Try treating us like equal human beings and perhaps we will fall back into the service you desire.
“If a young man gets married, starts a family, and spends the rest of his life working at a soul-destroying job, he is held up as an example of virtue and responsibility. The other type of man, living only for himself, working only for himself, doing first one thing and then another simply because he enjoys it and because he has to keep only himself, sleeping where and when he wants, and facing woman when he meets her, on equal terms and not as one of a million slaves, is rejected by society. The free, unshackled man has no place in its midst.”
Esther Vilar, The Manipulated Man
I think it really depends if you are speaking about job opportunities or being the head of the household because roles are definitely on the brink of shifting.
Amber Johnson, Author, http://assistanceforsinglemothers.com/
Well, I’m really pissed. I just spent 20 minutes writting a response and the page reloaded and I lost it :@.

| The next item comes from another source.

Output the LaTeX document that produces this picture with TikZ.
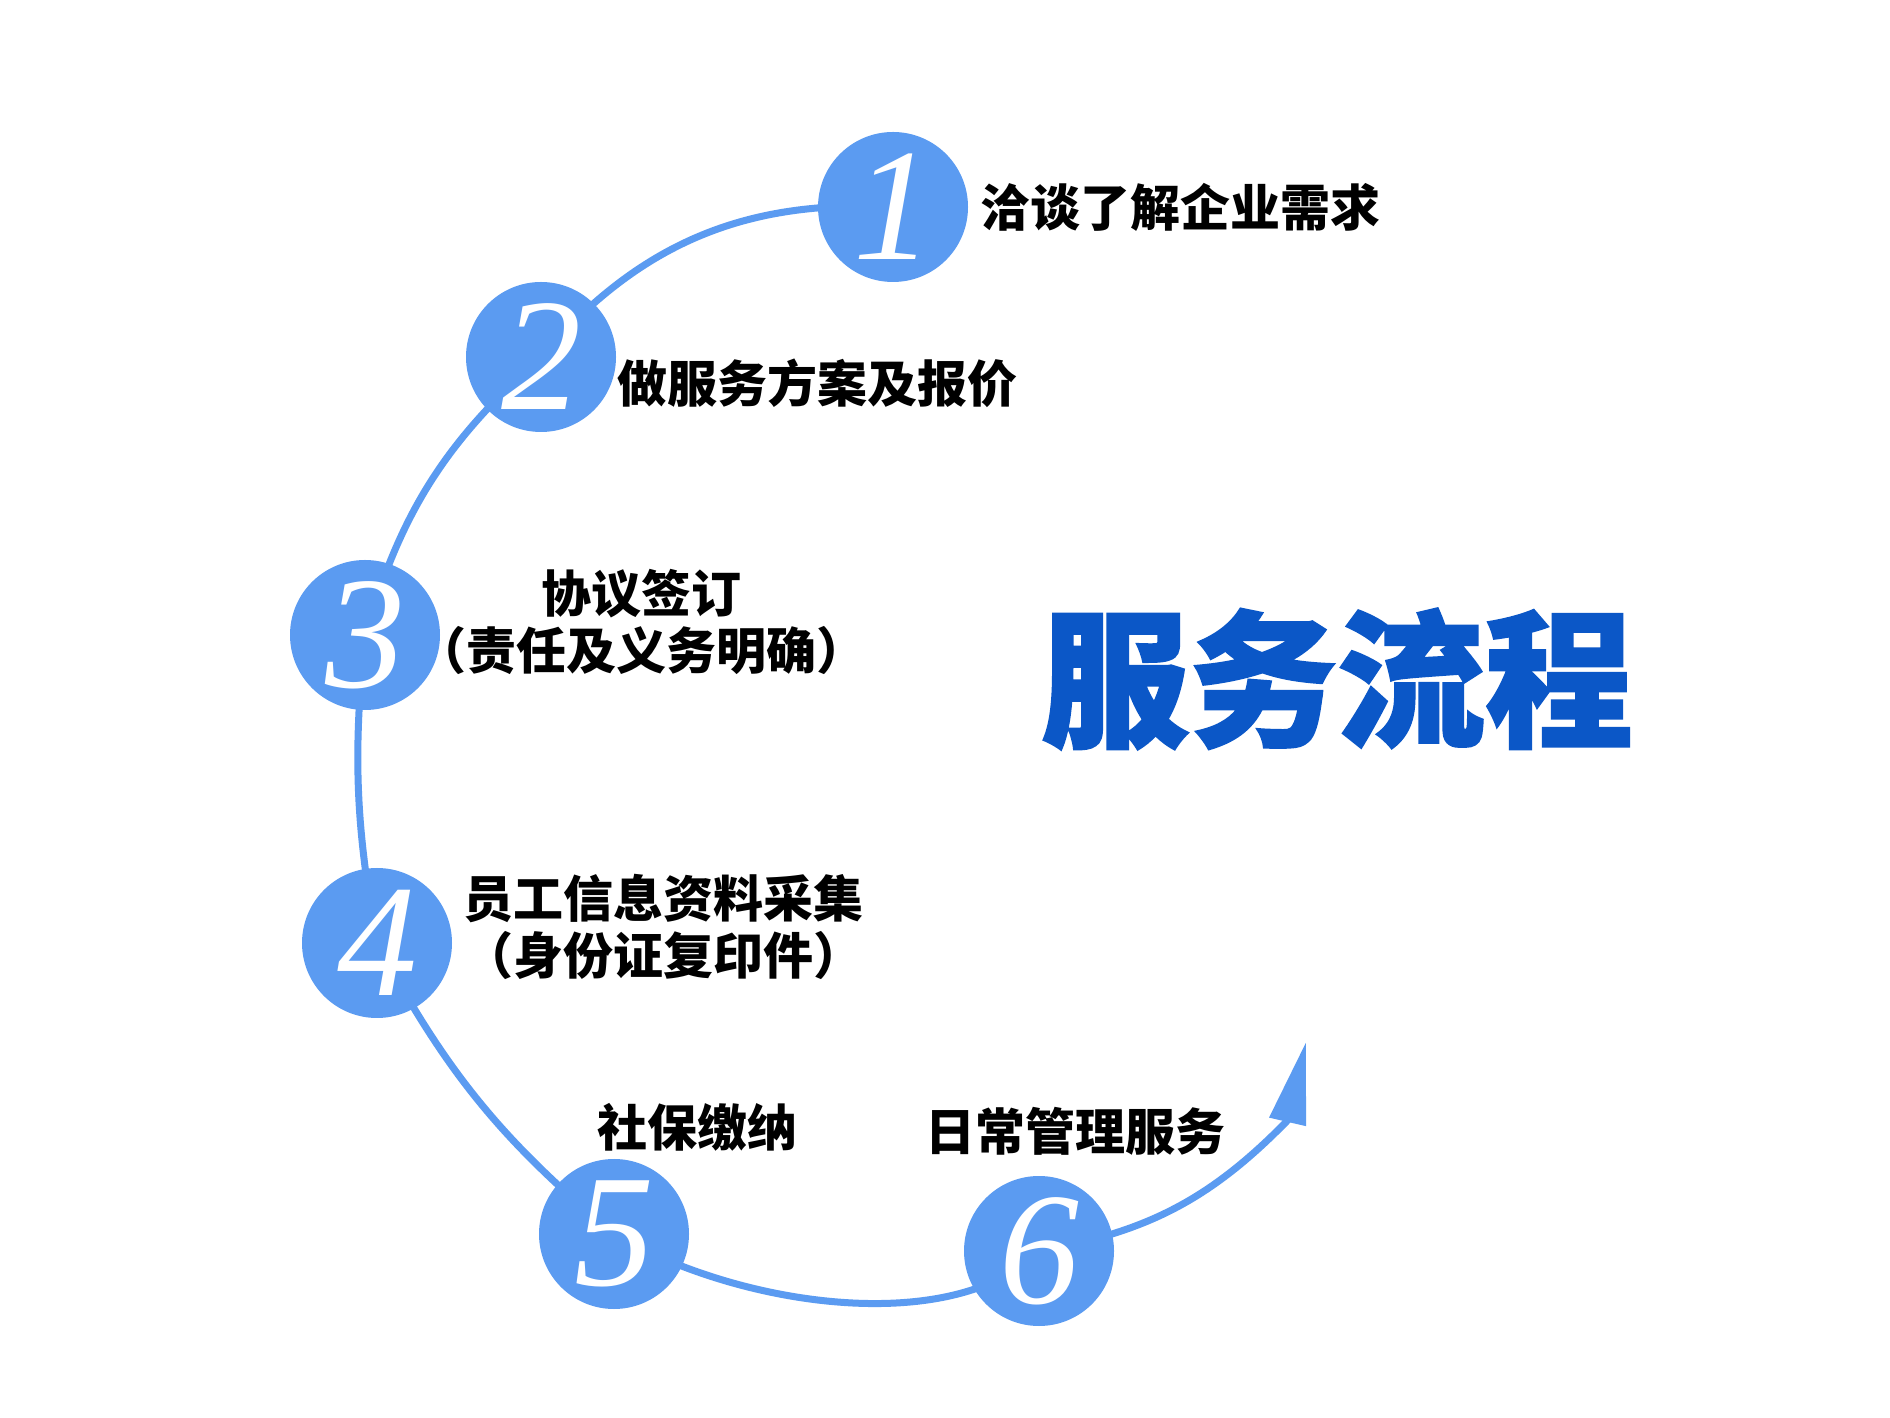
\documentclass[tikz,border=0pt]{standalone}
\usepackage{fontspec}
\usetikzlibrary{arrows.meta}
\newfontfamily\cjk{Noto Sans CJK SC}
\newfontfamily\cjkheavy{Noto Sans CJK SC}[BoldFeatures={FakeBold=1.5}]
\newfontfamily\digitfont{Liberation Serif}
\definecolor{cblue}{RGB}{91,155,241}
\definecolor{tblue}{RGB}{11,87,199}
\pgfdeclarelayer{bg}
\pgfsetlayers{bg,main}
\begin{document}
\begin{tikzpicture}[x=1pt,y=1pt,
  numnode/.style={circle, fill=cblue, minimum size=150pt, inner sep=0pt, text=white,
    font=\digitfont\itshape\fontsize{160pt}{160pt}\selectfont},
  lbl/.style={text=black, inner sep=0pt, align=center,
    font=\cjk\bfseries\fontsize{50pt}{57pt}\selectfont},
  titletext/.style={inner sep=0pt, font=\cjkheavy\bfseries\fontsize{148pt}{150pt}\selectfont},
  flow/.style={draw=cblue, line width=7pt, line join=round}
]
\useasboundingbox (0,0) rectangle (1890,1417);

% numbered circles
\node[numnode] (n1) at (893,1210) {1};
\node[numnode] (n2) at (541,1060) {2};
\node[numnode] (n3) at (365,782) {3};
\node[numnode] (n4) at (377,474) {4};
\node[numnode] (n5) at (614,183) {5};
\node[numnode] (n6) at (1039,166) {6};
\coordinate (abase) at (1288,297);
\coordinate (tip) at (1306,375);

% labels
\node[lbl, anchor=west] (t1) at (980,1210) {洽谈了解企业需求};
\node[lbl, anchor=west] (t2) at (617,1034) {做服务方案及报价};
\node[lbl] (t3) at (641,795) {协议签订\\（责任及义务明确）};
\node[lbl] (t4) at (663,490) {员工信息资料采集\\（身份证复印件）};
\node[lbl] (t5) at (697,290) {社保缴纳};
\node[lbl] (t6) at (1075,286) {日常管理服务};

% title
\node[titletext, text=tblue] (title) at (1337,738) {服务流程};

% background and connector
\begin{pgfonlayer}{bg}
\fill[white] (0,0) rectangle (1890,1417);
\draw[flow, -{Triangle[length=82pt,width=36pt]}]
  (n1.center) to[bend right=26] (n2.center)
  to[bend right=16] (n3.center)
  to[bend right=8] (n4.center)
  to[bend right=11] (n5.center)
  to[out=-30, in=225, out distance=150pt, in distance=120pt] (n6.center)
  to[bend right=18] (abase) -- (tip);
\end{pgfonlayer}
\end{tikzpicture}
\end{document}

) but I find there is alot of feminist theories out there that are simply outrageous and I find myself arguing and problematizing them constantly.I’m not putting down all feminist theory, by all means no, I find myself agreeing on most aspects on the libertarian feminist front, but throughout my studies I’ve realized this; if women have been constantly uncomfortable or have felt restricted by gender stereotypes, who’s to say men haven’t? I’ve noticed in most feminist litterature that they group men as whole, having all-encompassing universal traits. It’s false, and horribly denigrating.
ANYWAYS, I’ll shorten it this time around. I just want to say THANK YOU for this article Lisa. I’m currently in university majoring in Anthropology with a minor in Women’s Studies, however I’m thinking of switching out of my minor and going to into Gender Studies for exactly the reason you described in your article. I’ve called my self a feminist for quite some time now. I’m what you’d describe as a physiological “feminine” female, but psychologically am not. And that is the precise reason I turned to feminism in the first place. I was tired of people making assumptions about me based on my assumptions (As a kid/teen I’d always get the “you’re too pretty to play hockey/videogames/soccer” crap) so I turned to feminism hoping to make sense of our society, to debunk gendered stereotypes and to prove to myself that I’m normal the way I am. I’m a true believer in equality. Maybe it’s because my dad is my bestfriend (and the only one who encouraged my tomboy attributes) or maybe it’s because I’m married to the greatest man ( or human
Anyways, I’m sending this article to a classmate of mine with whom I’m constantly arguing that men have struggled and are struggling. Sure, the struggle is different, but just as harmful.